Code that draws figures
[START]

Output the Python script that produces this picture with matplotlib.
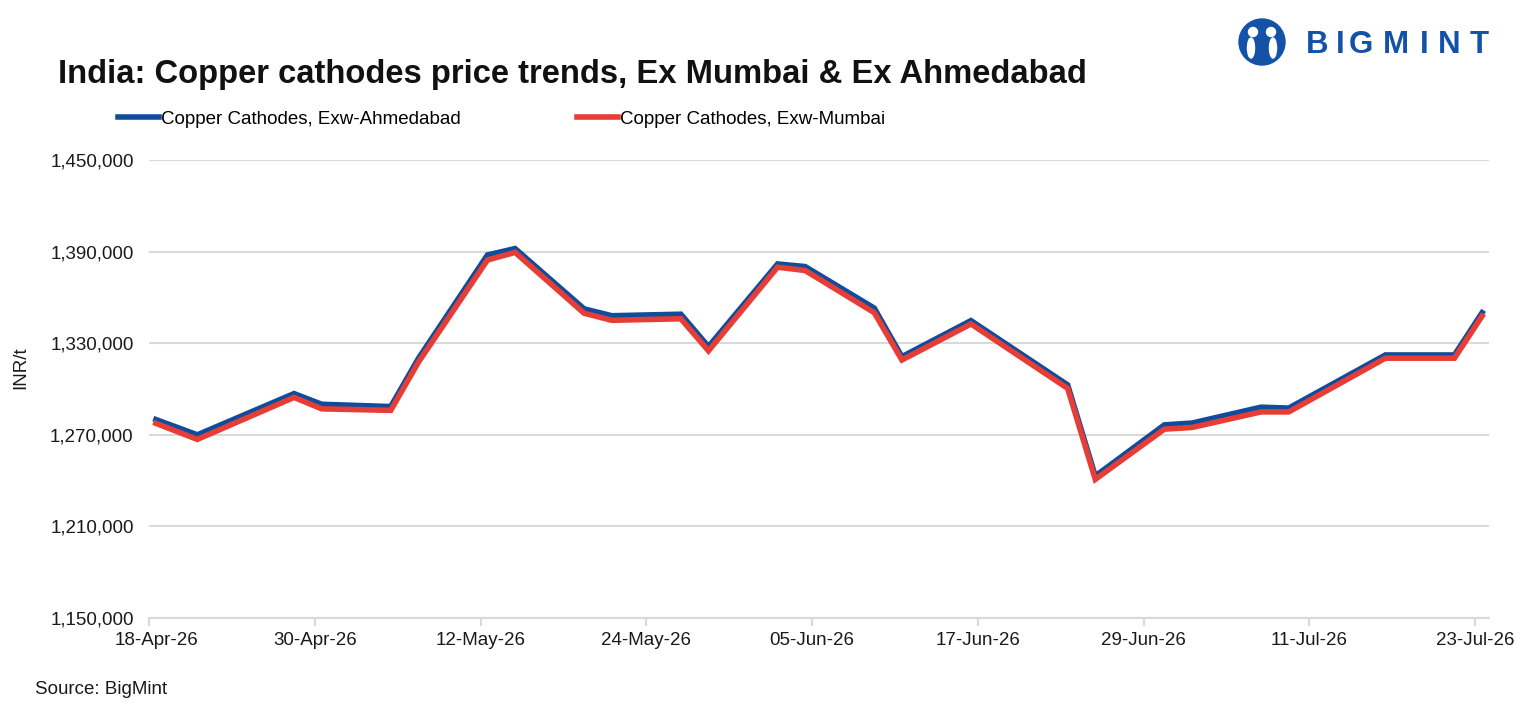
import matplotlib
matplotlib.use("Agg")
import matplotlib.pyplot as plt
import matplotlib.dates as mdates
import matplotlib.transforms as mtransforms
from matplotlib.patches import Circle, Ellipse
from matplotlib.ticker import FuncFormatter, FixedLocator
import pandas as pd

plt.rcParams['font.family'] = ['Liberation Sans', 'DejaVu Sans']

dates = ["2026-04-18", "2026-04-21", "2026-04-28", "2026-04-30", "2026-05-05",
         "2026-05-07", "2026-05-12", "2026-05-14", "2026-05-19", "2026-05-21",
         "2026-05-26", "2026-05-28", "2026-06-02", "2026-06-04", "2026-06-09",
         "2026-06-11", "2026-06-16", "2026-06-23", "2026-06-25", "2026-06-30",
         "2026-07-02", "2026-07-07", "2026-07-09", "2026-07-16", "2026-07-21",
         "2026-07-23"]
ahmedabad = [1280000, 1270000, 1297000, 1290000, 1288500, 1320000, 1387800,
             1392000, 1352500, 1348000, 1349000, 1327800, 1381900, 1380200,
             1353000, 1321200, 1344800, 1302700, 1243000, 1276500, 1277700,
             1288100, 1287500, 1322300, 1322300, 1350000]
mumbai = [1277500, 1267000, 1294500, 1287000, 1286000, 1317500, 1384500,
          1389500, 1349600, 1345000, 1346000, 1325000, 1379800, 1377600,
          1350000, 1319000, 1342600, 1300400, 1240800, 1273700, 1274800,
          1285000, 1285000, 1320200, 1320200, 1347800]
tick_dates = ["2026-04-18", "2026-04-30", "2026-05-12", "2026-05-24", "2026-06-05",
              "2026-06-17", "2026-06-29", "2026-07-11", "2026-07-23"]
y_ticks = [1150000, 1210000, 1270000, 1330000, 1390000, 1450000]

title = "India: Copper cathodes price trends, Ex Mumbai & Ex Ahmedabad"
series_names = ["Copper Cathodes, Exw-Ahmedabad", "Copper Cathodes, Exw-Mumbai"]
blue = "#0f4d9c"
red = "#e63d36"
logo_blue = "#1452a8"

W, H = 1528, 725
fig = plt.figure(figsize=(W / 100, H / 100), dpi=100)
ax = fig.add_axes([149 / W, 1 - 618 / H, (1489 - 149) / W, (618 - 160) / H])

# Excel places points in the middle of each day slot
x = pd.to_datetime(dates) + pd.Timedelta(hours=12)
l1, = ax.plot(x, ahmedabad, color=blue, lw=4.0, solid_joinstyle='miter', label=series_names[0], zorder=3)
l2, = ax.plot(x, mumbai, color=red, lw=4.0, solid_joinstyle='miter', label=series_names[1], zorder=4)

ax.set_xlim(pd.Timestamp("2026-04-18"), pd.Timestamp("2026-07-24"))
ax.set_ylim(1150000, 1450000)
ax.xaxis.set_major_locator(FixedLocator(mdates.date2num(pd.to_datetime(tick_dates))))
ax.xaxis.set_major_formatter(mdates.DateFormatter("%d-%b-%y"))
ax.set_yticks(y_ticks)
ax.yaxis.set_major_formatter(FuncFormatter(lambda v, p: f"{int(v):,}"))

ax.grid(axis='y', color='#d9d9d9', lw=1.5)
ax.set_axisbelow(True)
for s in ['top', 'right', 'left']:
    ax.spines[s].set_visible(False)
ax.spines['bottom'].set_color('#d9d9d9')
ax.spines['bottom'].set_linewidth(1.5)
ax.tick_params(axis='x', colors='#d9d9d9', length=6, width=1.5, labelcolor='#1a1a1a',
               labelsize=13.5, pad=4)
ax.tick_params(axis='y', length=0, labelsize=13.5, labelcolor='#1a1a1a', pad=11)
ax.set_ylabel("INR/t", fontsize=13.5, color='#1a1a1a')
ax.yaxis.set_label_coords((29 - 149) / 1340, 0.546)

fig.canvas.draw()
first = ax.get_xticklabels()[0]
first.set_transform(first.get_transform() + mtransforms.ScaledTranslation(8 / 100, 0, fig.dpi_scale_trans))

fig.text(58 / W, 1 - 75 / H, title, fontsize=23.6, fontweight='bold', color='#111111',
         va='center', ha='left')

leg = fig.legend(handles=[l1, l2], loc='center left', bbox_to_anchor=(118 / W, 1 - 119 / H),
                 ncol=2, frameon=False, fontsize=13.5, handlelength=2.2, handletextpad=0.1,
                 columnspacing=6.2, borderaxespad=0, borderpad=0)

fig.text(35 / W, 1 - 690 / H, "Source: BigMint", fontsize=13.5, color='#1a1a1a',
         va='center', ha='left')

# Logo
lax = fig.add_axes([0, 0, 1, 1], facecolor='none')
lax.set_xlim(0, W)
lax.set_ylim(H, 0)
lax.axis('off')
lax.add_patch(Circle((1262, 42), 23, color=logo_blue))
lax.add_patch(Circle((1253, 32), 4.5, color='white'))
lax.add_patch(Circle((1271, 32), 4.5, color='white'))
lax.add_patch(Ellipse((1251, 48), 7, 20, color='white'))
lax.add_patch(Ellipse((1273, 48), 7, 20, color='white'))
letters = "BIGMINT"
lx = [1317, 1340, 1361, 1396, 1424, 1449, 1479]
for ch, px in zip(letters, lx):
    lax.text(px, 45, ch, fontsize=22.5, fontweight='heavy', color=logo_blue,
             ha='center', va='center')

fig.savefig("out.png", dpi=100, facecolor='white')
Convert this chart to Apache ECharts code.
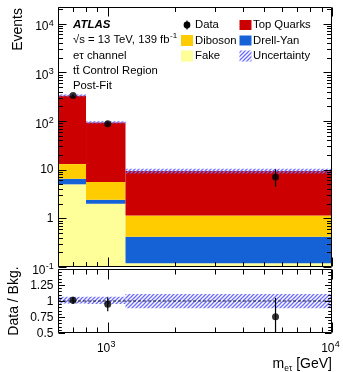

[END]

-- Requirement --
Restate the entire listing word for word, excluding pictures.

-- Complete output --
Output the Python script that produces this picture with matplotlib.
import matplotlib
matplotlib.use("Agg")
import matplotlib.pyplot as plt
import matplotlib.dates as mdates
import matplotlib.transforms as mtransforms
from matplotlib.patches import Circle, Ellipse
from matplotlib.ticker import FuncFormatter, FixedLocator
import pandas as pd

plt.rcParams['font.family'] = ['Liberation Sans', 'DejaVu Sans']

dates = ["2026-04-18", "2026-04-21", "2026-04-28", "2026-04-30", "2026-05-05",
         "2026-05-07", "2026-05-12", "2026-05-14", "2026-05-19", "2026-05-21",
         "2026-05-26", "2026-05-28", "2026-06-02", "2026-06-04", "2026-06-09",
         "2026-06-11", "2026-06-16", "2026-06-23", "2026-06-25", "2026-06-30",
         "2026-07-02", "2026-07-07", "2026-07-09", "2026-07-16", "2026-07-21",
         "2026-07-23"]
ahmedabad = [1280000, 1270000, 1297000, 1290000, 1288500, 1320000, 1387800,
             1392000, 1352500, 1348000, 1349000, 1327800, 1381900, 1380200,
             1353000, 1321200, 1344800, 1302700, 1243000, 1276500, 1277700,
             1288100, 1287500, 1322300, 1322300, 1350000]
mumbai = [1277500, 1267000, 1294500, 1287000, 1286000, 1317500, 1384500,
          1389500, 1349600, 1345000, 1346000, 1325000, 1379800, 1377600,
          1350000, 1319000, 1342600, 1300400, 1240800, 1273700, 1274800,
          1285000, 1285000, 1320200, 1320200, 1347800]
tick_dates = ["2026-04-18", "2026-04-30", "2026-05-12", "2026-05-24", "2026-06-05",
              "2026-06-17", "2026-06-29", "2026-07-11", "2026-07-23"]
y_ticks = [1150000, 1210000, 1270000, 1330000, 1390000, 1450000]

title = "India: Copper cathodes price trends, Ex Mumbai & Ex Ahmedabad"
series_names = ["Copper Cathodes, Exw-Ahmedabad", "Copper Cathodes, Exw-Mumbai"]
blue = "#0f4d9c"
red = "#e63d36"
logo_blue = "#1452a8"

W, H = 1528, 725
fig = plt.figure(figsize=(W / 100, H / 100), dpi=100)
ax = fig.add_axes([149 / W, 1 - 618 / H, (1489 - 149) / W, (618 - 160) / H])

# Excel places points in the middle of each day slot
x = pd.to_datetime(dates) + pd.Timedelta(hours=12)
l1, = ax.plot(x, ahmedabad, color=blue, lw=4.0, solid_joinstyle='miter', label=series_names[0], zorder=3)
l2, = ax.plot(x, mumbai, color=red, lw=4.0, solid_joinstyle='miter', label=series_names[1], zorder=4)

ax.set_xlim(pd.Timestamp("2026-04-18"), pd.Timestamp("2026-07-24"))
ax.set_ylim(1150000, 1450000)
ax.xaxis.set_major_locator(FixedLocator(mdates.date2num(pd.to_datetime(tick_dates))))
ax.xaxis.set_major_formatter(mdates.DateFormatter("%d-%b-%y"))
ax.set_yticks(y_ticks)
ax.yaxis.set_major_formatter(FuncFormatter(lambda v, p: f"{int(v):,}"))

ax.grid(axis='y', color='#d9d9d9', lw=1.5)
ax.set_axisbelow(True)
for s in ['top', 'right', 'left']:
    ax.spines[s].set_visible(False)
ax.spines['bottom'].set_color('#d9d9d9')
ax.spines['bottom'].set_linewidth(1.5)
ax.tick_params(axis='x', colors='#d9d9d9', length=6, width=1.5, labelcolor='#1a1a1a',
               labelsize=13.5, pad=4)
ax.tick_params(axis='y', length=0, labelsize=13.5, labelcolor='#1a1a1a', pad=11)
ax.set_ylabel("INR/t", fontsize=13.5, color='#1a1a1a')
ax.yaxis.set_label_coords((29 - 149) / 1340, 0.546)

fig.canvas.draw()
first = ax.get_xticklabels()[0]
first.set_transform(first.get_transform() + mtransforms.ScaledTranslation(8 / 100, 0, fig.dpi_scale_trans))

fig.text(58 / W, 1 - 75 / H, title, fontsize=23.6, fontweight='bold', color='#111111',
         va='center', ha='left')

leg = fig.legend(handles=[l1, l2], loc='center left', bbox_to_anchor=(118 / W, 1 - 119 / H),
                 ncol=2, frameon=False, fontsize=13.5, handlelength=2.2, handletextpad=0.1,
                 columnspacing=6.2, borderaxespad=0, borderpad=0)

fig.text(35 / W, 1 - 690 / H, "Source: BigMint", fontsize=13.5, color='#1a1a1a',
         va='center', ha='left')

# Logo
lax = fig.add_axes([0, 0, 1, 1], facecolor='none')
lax.set_xlim(0, W)
lax.set_ylim(H, 0)
lax.axis('off')
lax.add_patch(Circle((1262, 42), 23, color=logo_blue))
lax.add_patch(Circle((1253, 32), 4.5, color='white'))
lax.add_patch(Circle((1271, 32), 4.5, color='white'))
lax.add_patch(Ellipse((1251, 48), 7, 20, color='white'))
lax.add_patch(Ellipse((1273, 48), 7, 20, color='white'))
letters = "BIGMINT"
lx = [1317, 1340, 1361, 1396, 1424, 1449, 1479]
for ch, px in zip(letters, lx):
    lax.text(px, 45, ch, fontsize=22.5, fontweight='heavy', color=logo_blue,
             ha='center', va='center')

fig.savefig("out.png", dpi=100, facecolor='white')
Convert this chart to Apache ECharts code.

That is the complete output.